Hmm, it's weird. Now I got back from the school and experimented with it:
After studying, I extracted the boot contents from the CD image which has 1.44MB fdd emulation. Signature "WinISO" is on the emulation. These files were BOOTLOAD.BIN and CLASSIOS.KXE (which loads SHELL.EXE) and WinImage provided a boot floppy which contained these files, since they aren't visible normally. So I ran Bochs with this "FDD emulation floppy image" which contained just these two files and it asked for SHELL.EXE, so I added it and removed the DLLs on purpose. Kernel fault and it looped infinitely, there was a 32bit register dump . How many DOS'es did you saw lately that created a kernel fault and displayed 32bit registers?

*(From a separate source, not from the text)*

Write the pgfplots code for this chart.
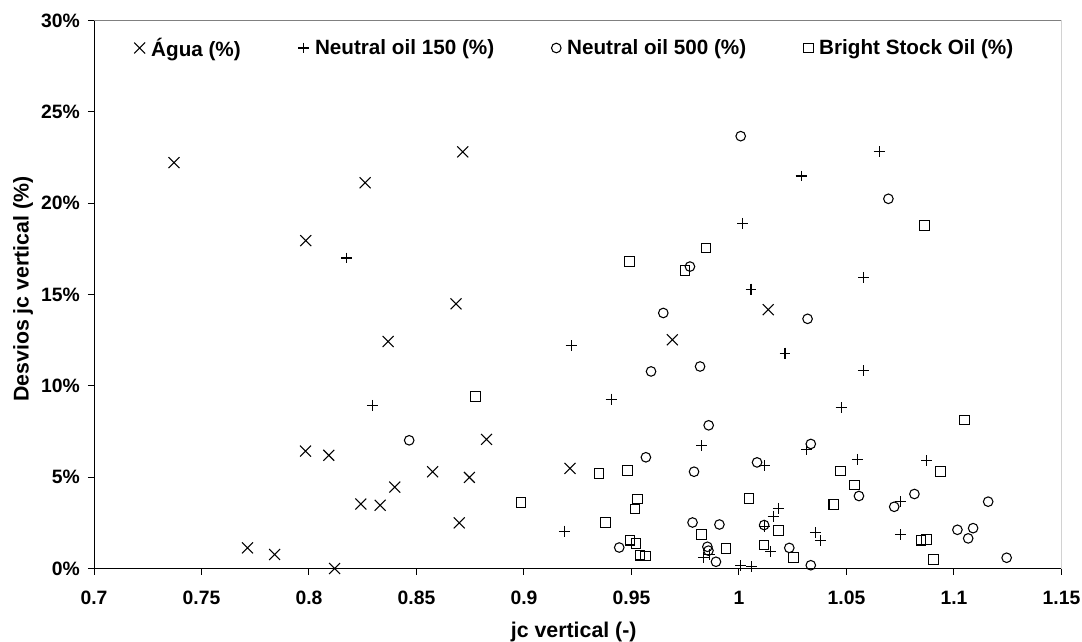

Then I included the DLLs to the "emulation floppy image" and it ran successfully, believe it or not.
I thought they were DOS applications, but they seem to have "This program cannot be run under Win32" message, which outputs the 32-bit delphi compiler (C for Win32 displays "This program cannot be run under DOS mode." under DOS). So I tried to execute both SHELL.EXE and HELLO.EXE under pure DOS and it displayed that message.
Executing the standard SHELL.EXE under Windows environment works normal btw. So I made a test Win32 console application in Delphi that would just display a message, and renamed it to SHELL.EXE. No custom System.dcu, everything standard. I've ran the floppy again with my application and it did a kernel fault and looped.
Conclusion? You decide. I've attached a archive, that contains two floppy images of the "ClassiOS" loader from the CD image. The first - clasios_1 - has the standard shell, the second image has my own test application. Run it, delete the DLLs, or do what you wish and see for yourself.
It doesn't seem to be MS-DOS kernel though - again, SHELL.EXE doesnt work in DOS.